Si l'on en croit le syndicat professionnel de l'industrie nucléaire française (GIFEN), la filière pourrait en tout cas « aller bien au-delà de 14 EPR, grâce à un effet de série qui faciliterait le processus », fait valoir sa présidente, Cécile Arbouille, à La Tribune. Mais encore faut-il qu'elle sache mobiliser les compétences nécessaires, dans l'ingénierie comme dans la soudure, à l'heure où le nucléaire pâtit d'un manque d'attractivité.
Il faut cependant garder en tête que cette filière représente toujours près de 200.000 emplois en France, alors que celles de l'éolien et du photovoltaïque restent balbutiantes sur le territoire. « Si l'on décidait de basculer vers le 100% renouvelables, il faudrait parvenir à faire émerger une importante et solide industrie solaire et éolienne dans l'Hexagone, ce qui sera très compliqué en dehors du cas particulier de l'éolien en mer.
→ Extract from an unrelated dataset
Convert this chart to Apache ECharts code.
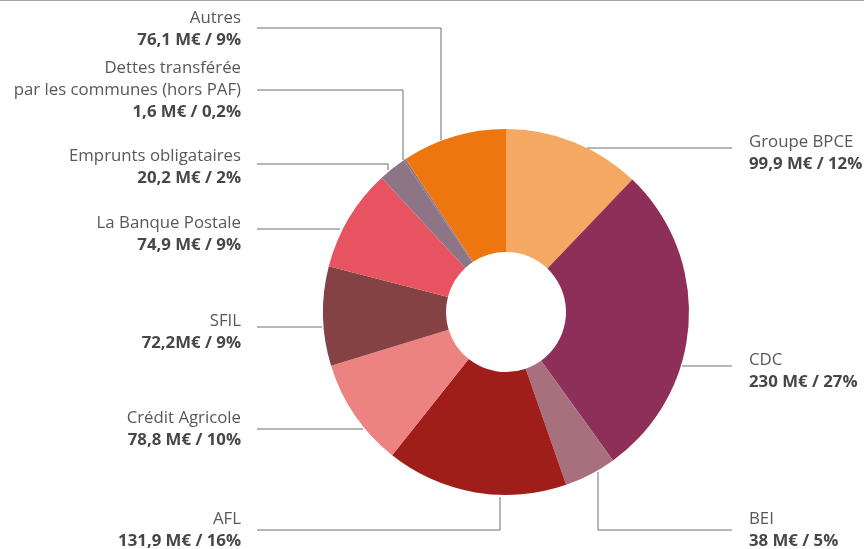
<!DOCTYPE html>
<html><head><meta charset="utf-8">
<script src="https://cdn.jsdelivr.net/npm/echarts@6/dist/echarts.min.js"></script>
<style>html,body{margin:0;padding:0;background:#fff}#c{width:864px;height:549px}</style>
</head><body><div id="c"></div>
<script>
// Data
const names = ['Groupe BPCE','CDC','BEI','AFL','Crédit Agricole','SFIL','La Banque Postale','Emprunts obligataires','Dettes transférée\npar les communes (hors PAF)','Autres'];
const values = [99.9, 230, 38, 131.9, 78.8, 72.2, 74.9, 20.2, 1.6, 76.1];
const valueTexts = ['99,9 M€ / 12%','230 M€ / 27%','38 M€ / 5%','131,9 M€ / 16%','78,8 M€ / 10%','72,2M€ / 9%','74,9 M€ / 9%','20,2 M€ / 2%','1,6 M€ / 0,2%','76,1 M€ / 9%'];
const colors = ['#F5A862','#8E2F5A','#A8707C','#A01E1A','#EC8380','#854244','#E75360','#8E7586','#8E7586','#EE760F'];

// Layout (label anchor and leader line points)
const labelAnchors = [
  [749,153,'left'],[749,371,'left'],[749,530,'left'],
  [241,530,'right'],[241,429,'right'],[241,332,'right'],[241,234,'right'],
  [241,167,'right'],[241,90,'right'],[241,29,'right']
];
const leaders = [
  [[587,148],[660,148],[732,148]],
  [[682,366],[700,366],[732,366]],
  [[598,472],[598,530],[732,530]],
  [[500,497],[500,530],[257,530]],
  [[363,429],[300,429],[257,429]],
  [[322,327],[290,327],[257,327]],
  [[340,229],[300,229],[257,229]],
  [[388,170],[388,164],[257,164]],
  [[403,160],[403,90],[257,90]],
  [[441,140],[441,28],[257,28]]
];

const chart = echarts.init(document.getElementById('c'));
const FONT = '"Open Sans", sans-serif';
chart.setOption({
  animation: false,
  graphic: [{type:'rect', shape:{x:0,y:0,width:864,height:1}, style:{fill:'#a3a3a3'}}],
  series: [{
    type: 'pie',
    center: [506, 312],
    radius: [60, 183],
    startAngle: 90,
    clockwise: true,
    avoidLabelOverlap: false,
    itemStyle: { borderWidth: 0 },
    emphasis: { disabled: true },
    label: {
      show: true,
      position: 'outside',
      formatter: p => p.name.split('\n').map(s => '{n|' + s + '}').join('\n') + '\n{v|' + valueTexts[p.dataIndex] + '}',
      rich: {
        n: { fontFamily: FONT, fontSize: 16.8, color: '#585858', lineHeight: 22 },
        v: { fontFamily: FONT, fontSize: 16.8, fontWeight: 'bold', color: '#474747', lineHeight: 22 }
      }
    },
    labelLine: { show: true, lineStyle: { color: '#6e6e6e', width: 1 } },
    labelLayout: function (params) {
      const a = labelAnchors[params.dataIndex];
      return { x: a[0], y: a[1], align: a[2], verticalAlign: 'middle', labelLinePoints: leaders[params.dataIndex] };
    },
    data: names.map((n, i) => ({ name: n, value: values[i], itemStyle: { color: colors[i] } }))
  }]
});
</script></body></html>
Car ce scénario impliquerait des destructions d'emplois massives dans l'industrie nucléaire et donc un très fort risque de rejet social en l'absence d'alternatives attractives pour les personnes concernées », signale Pierre Paturel, analyste chez Xerfi et auteur d'une récente étude sur la filière nucléaire française.
Ne pas mettre tous ses oeufs dans le même panier
Finalement, conclut Emmanuel Fages, en partie à rebours du modèle proposé par le Cérémé qui demande lui la suspension des autorisations de nouveaux projets éoliens, « pour être bonne, la politique énergétique devra être diversifiée. Dans le scénario que nous avons testé, il n'y a pas que du nucléaire - il y en a surtout plus que dans les autres scénarios étudiés aujourd'hui ».
« Nous avons, historiquement, mis pas mal nos œufs dans le même panier, en faisant une sorte de mono-choix du nucléaire. Pendant des années cela a été payant. Mais on va peut-être en souffrir, si le problème de corrosion sous contrainte dans le circuit d'injection de sécurité récemment identifié dans plusieurs des réacteurs d'EDF s'avère affecter une plus grande partie du parc », glisse-t-il.
En l'état, une chose est sûre : quel que soit le mix choisi, les défis promettent d'être immenses et les paris nombreux, avant que la France ne puisse espérer combiner neutralité carbone, indépendance énergétique et préservation du pouvoir d'achat des consommateurs.